◆ **Aim**: Start at the line containing "Output the LaTeX", stop at the line containing "(C) at (582,258)", and please reproduce every line in between, both ends included, without pictures.

◆ **The input**:
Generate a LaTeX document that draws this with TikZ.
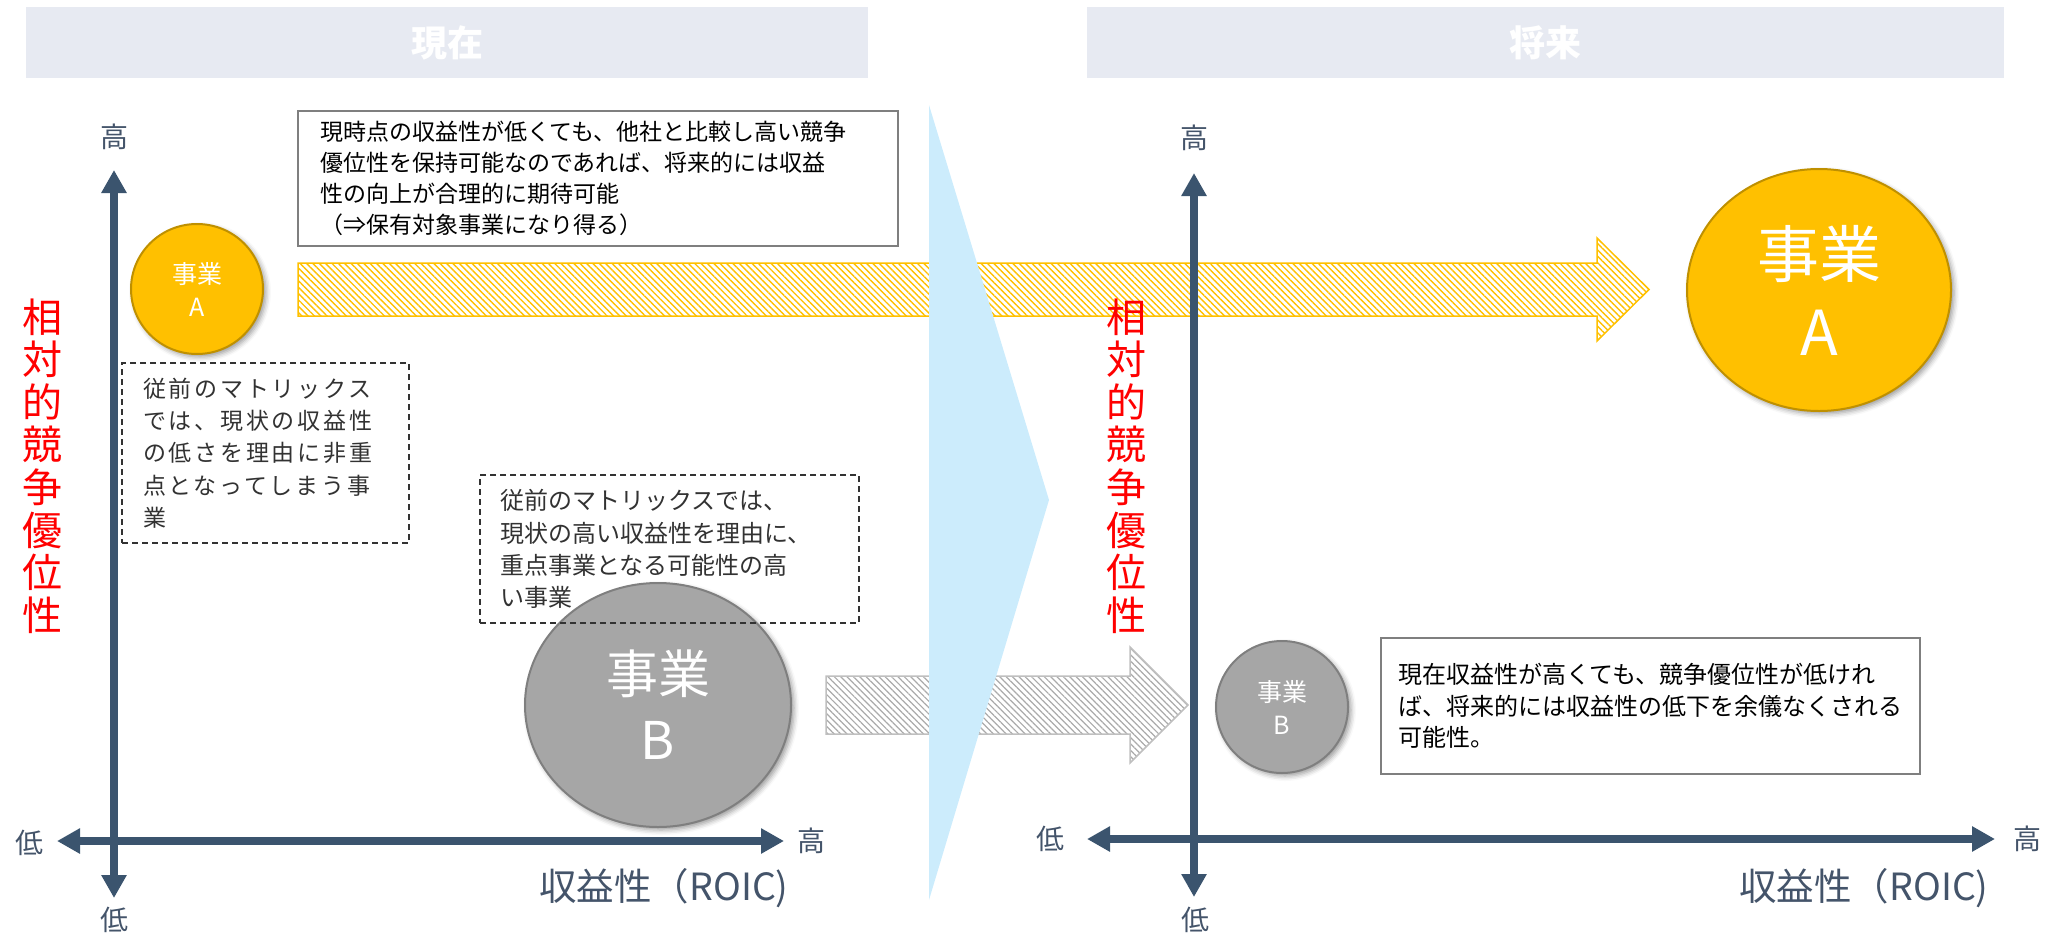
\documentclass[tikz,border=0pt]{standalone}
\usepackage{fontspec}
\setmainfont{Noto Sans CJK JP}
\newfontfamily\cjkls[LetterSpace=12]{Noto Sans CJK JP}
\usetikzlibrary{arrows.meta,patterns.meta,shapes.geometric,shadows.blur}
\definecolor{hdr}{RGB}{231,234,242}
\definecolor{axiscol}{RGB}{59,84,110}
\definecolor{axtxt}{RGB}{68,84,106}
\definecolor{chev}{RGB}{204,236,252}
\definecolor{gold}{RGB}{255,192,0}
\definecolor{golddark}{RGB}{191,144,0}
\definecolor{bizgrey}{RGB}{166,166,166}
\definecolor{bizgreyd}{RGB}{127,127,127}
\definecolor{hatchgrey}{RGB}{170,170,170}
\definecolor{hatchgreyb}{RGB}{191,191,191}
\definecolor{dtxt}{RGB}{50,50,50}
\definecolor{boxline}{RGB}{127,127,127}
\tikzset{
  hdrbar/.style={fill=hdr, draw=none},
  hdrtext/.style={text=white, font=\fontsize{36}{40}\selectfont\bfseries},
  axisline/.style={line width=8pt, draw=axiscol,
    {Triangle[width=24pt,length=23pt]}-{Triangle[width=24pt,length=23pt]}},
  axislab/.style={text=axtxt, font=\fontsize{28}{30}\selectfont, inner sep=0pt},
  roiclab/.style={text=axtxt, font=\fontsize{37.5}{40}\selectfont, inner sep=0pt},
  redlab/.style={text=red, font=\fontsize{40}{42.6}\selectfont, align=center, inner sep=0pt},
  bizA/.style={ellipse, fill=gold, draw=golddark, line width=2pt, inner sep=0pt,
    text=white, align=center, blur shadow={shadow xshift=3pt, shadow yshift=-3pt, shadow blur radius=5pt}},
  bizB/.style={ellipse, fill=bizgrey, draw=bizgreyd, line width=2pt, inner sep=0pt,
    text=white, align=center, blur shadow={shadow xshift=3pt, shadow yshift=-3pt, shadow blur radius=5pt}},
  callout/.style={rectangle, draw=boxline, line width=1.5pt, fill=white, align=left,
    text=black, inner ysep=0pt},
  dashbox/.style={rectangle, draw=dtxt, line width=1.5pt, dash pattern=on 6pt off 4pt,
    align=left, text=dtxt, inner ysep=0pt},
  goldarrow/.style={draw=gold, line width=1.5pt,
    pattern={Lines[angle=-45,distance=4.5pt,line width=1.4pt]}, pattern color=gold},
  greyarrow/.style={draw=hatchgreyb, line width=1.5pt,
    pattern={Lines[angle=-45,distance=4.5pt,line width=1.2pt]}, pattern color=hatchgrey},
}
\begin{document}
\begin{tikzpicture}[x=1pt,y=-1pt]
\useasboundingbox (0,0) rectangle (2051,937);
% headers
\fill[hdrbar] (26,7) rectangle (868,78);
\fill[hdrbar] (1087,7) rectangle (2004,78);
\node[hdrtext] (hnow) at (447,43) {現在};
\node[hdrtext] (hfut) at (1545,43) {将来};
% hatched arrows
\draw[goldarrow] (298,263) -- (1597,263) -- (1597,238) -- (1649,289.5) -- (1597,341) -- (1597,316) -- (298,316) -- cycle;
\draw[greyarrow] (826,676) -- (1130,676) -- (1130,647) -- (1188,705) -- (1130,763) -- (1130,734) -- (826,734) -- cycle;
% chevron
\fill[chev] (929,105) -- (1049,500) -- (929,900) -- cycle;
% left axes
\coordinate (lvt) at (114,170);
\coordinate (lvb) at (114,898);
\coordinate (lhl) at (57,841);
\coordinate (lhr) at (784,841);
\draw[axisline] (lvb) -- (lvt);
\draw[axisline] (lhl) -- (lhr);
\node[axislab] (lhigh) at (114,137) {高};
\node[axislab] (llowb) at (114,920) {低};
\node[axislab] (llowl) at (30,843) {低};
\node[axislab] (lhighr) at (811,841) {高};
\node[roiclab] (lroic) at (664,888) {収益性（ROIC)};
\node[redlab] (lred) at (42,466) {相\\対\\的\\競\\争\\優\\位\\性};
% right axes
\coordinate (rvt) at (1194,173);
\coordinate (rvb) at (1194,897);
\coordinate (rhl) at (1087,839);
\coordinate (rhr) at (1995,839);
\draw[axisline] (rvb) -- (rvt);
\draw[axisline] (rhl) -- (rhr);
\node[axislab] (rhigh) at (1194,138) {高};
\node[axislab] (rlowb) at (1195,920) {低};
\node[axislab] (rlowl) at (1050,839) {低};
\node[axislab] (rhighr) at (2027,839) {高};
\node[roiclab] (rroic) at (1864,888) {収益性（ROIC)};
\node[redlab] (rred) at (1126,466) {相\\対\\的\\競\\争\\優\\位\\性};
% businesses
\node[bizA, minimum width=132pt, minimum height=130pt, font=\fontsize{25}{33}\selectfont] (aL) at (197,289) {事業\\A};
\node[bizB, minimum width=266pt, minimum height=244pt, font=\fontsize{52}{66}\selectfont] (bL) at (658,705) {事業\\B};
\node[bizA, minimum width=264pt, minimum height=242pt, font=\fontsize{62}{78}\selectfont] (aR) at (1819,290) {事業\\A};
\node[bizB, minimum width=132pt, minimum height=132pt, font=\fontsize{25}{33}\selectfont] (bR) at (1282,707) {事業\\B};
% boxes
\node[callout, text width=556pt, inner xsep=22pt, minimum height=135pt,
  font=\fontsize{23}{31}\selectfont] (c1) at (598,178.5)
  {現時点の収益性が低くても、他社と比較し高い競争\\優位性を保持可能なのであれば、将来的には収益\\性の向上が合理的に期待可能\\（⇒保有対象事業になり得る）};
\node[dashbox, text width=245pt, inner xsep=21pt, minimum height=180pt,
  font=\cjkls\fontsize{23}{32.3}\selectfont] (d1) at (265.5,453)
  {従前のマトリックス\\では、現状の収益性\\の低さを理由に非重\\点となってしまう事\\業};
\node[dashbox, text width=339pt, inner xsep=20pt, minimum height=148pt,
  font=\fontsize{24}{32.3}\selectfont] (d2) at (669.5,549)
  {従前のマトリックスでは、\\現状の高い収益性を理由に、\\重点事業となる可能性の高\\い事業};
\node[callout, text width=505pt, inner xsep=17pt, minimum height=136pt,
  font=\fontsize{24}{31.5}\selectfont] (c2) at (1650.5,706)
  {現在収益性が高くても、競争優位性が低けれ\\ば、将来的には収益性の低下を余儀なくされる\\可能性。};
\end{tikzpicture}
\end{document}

* * *

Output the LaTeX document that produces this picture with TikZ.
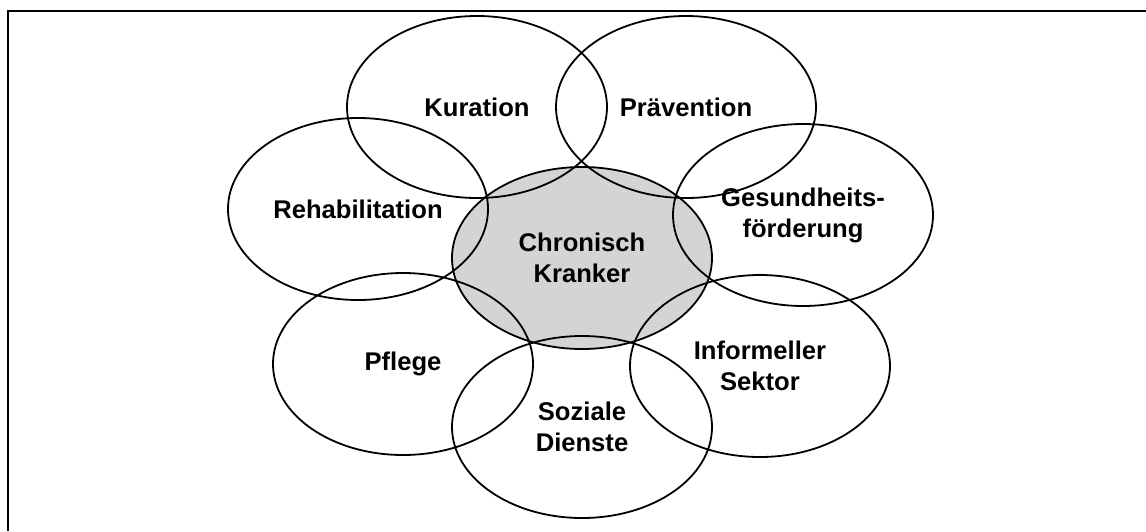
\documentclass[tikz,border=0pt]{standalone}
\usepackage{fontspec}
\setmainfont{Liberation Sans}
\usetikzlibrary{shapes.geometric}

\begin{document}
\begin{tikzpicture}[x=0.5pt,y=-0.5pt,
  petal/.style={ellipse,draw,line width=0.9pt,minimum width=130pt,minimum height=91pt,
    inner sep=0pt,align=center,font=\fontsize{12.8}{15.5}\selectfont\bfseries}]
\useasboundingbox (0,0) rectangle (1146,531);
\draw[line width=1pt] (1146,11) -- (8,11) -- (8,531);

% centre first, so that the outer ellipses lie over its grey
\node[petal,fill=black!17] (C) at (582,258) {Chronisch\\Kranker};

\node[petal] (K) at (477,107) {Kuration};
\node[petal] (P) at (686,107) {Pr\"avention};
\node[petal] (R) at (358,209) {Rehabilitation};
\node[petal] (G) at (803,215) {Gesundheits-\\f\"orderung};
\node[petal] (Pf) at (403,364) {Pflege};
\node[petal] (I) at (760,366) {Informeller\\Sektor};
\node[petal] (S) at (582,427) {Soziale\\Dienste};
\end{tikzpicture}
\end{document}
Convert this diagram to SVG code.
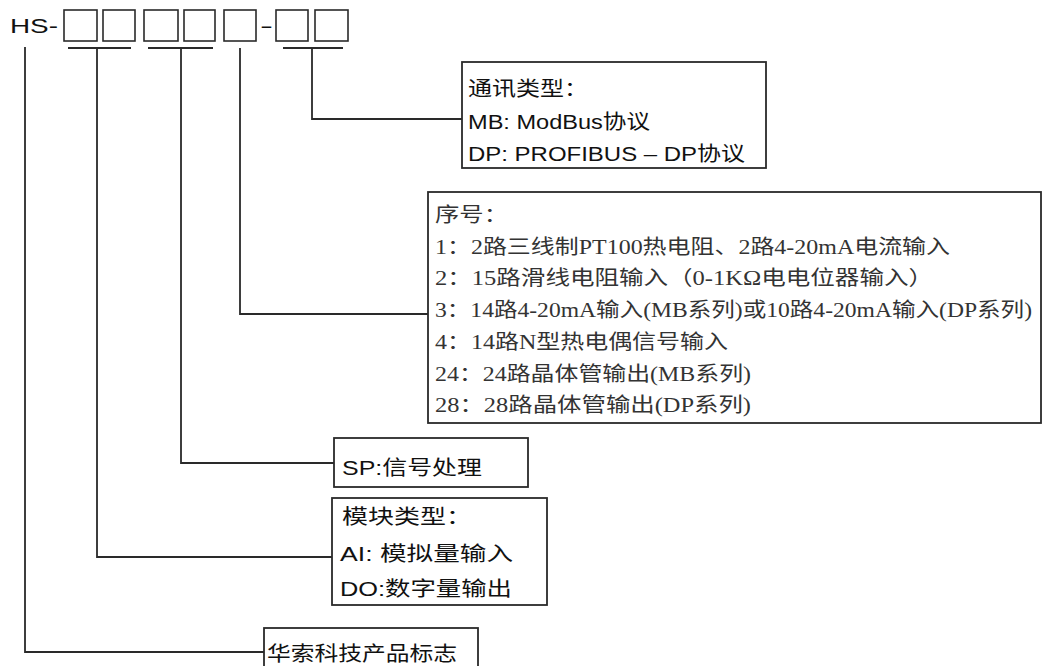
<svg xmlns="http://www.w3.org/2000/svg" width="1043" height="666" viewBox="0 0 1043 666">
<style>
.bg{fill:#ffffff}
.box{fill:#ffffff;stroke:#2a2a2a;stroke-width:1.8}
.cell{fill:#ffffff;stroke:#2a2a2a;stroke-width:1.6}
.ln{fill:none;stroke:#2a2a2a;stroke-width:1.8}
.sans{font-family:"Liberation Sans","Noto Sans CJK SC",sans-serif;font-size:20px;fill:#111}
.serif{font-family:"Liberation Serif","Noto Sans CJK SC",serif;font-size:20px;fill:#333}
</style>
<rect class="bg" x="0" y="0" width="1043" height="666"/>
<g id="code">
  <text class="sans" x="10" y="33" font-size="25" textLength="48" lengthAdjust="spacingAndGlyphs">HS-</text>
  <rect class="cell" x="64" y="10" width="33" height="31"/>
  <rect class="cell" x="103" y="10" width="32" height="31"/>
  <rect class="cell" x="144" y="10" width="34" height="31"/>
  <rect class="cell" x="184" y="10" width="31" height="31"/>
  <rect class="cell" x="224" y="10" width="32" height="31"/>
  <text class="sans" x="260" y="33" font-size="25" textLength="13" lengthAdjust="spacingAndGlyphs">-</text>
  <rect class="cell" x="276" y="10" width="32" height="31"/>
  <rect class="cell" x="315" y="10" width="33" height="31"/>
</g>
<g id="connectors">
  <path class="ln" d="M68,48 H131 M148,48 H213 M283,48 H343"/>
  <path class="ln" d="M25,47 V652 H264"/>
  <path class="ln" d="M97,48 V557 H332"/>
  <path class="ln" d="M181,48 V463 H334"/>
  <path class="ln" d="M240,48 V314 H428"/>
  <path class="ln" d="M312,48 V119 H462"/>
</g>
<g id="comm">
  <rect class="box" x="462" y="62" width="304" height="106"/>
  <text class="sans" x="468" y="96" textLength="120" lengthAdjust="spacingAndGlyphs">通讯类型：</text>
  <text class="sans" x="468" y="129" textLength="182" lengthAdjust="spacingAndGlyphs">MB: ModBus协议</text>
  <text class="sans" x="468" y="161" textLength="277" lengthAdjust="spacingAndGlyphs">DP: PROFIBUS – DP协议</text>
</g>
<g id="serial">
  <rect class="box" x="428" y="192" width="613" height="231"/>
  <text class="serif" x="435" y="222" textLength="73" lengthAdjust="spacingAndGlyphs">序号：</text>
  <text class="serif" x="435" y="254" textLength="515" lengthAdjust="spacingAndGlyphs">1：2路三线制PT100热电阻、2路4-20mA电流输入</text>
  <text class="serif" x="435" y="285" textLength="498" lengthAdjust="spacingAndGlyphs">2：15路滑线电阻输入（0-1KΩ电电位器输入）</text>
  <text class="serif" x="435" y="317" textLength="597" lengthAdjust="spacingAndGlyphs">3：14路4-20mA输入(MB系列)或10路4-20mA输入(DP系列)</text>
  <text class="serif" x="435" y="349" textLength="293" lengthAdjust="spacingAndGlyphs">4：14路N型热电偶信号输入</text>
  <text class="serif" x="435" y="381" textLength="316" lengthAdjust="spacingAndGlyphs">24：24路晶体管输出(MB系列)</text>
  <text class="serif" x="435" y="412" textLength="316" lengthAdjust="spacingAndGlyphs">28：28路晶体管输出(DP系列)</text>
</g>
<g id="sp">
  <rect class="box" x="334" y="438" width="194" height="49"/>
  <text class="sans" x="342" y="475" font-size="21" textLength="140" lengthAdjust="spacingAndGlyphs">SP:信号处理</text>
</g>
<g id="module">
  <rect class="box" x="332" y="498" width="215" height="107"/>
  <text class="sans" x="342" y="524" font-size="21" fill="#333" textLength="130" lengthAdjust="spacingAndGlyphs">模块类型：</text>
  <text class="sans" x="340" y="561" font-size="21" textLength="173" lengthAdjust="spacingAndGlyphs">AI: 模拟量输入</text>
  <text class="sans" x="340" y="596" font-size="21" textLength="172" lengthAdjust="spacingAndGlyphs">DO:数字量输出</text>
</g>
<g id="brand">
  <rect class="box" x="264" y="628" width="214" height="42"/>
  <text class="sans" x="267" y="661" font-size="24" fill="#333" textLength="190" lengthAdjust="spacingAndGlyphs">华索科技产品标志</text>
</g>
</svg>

* * *

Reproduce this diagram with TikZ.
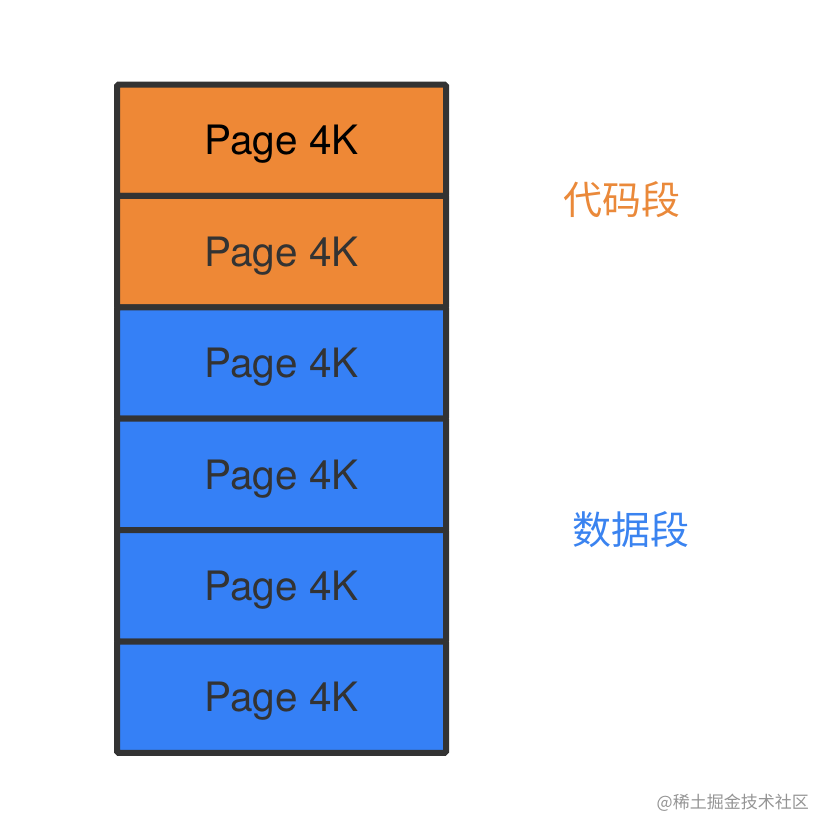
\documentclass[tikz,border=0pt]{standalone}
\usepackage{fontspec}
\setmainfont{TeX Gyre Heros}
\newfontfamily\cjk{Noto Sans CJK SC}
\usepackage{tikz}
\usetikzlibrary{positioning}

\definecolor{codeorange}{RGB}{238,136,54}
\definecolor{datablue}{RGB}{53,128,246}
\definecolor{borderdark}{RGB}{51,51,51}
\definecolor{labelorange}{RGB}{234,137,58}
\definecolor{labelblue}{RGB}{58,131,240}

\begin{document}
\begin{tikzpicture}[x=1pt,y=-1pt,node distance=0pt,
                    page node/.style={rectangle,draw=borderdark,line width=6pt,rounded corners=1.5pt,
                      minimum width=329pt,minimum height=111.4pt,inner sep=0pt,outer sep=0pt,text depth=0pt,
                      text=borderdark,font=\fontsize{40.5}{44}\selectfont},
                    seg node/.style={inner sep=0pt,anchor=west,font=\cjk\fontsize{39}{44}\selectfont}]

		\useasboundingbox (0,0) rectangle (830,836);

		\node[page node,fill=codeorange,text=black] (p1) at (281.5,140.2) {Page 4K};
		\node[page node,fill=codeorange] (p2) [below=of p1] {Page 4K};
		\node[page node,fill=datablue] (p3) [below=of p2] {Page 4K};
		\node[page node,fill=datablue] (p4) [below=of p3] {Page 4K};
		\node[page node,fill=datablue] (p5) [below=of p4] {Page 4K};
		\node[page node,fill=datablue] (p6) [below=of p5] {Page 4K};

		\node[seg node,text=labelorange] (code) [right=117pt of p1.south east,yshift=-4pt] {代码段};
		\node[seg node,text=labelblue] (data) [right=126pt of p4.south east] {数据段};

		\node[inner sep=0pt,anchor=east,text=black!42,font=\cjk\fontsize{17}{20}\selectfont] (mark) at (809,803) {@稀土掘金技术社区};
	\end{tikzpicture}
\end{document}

◆ **Response**:
Output the LaTeX document that produces this picture with TikZ.
\documentclass[tikz,border=0pt]{standalone}
\usepackage{fontspec}
\setmainfont{Liberation Sans}
\usetikzlibrary{shapes.geometric}

\begin{document}
\begin{tikzpicture}[x=0.5pt,y=-0.5pt,
  petal/.style={ellipse,draw,line width=0.9pt,minimum width=130pt,minimum height=91pt,
    inner sep=0pt,align=center,font=\fontsize{12.8}{15.5}\selectfont\bfseries}]
\useasboundingbox (0,0) rectangle (1146,531);
\draw[line width=1pt] (1146,11) -- (8,11) -- (8,531);

% centre first, so that the outer ellipses lie over its grey
\node[petal,fill=black!17] (C) at (582,258) {Chronisch\\Kranker};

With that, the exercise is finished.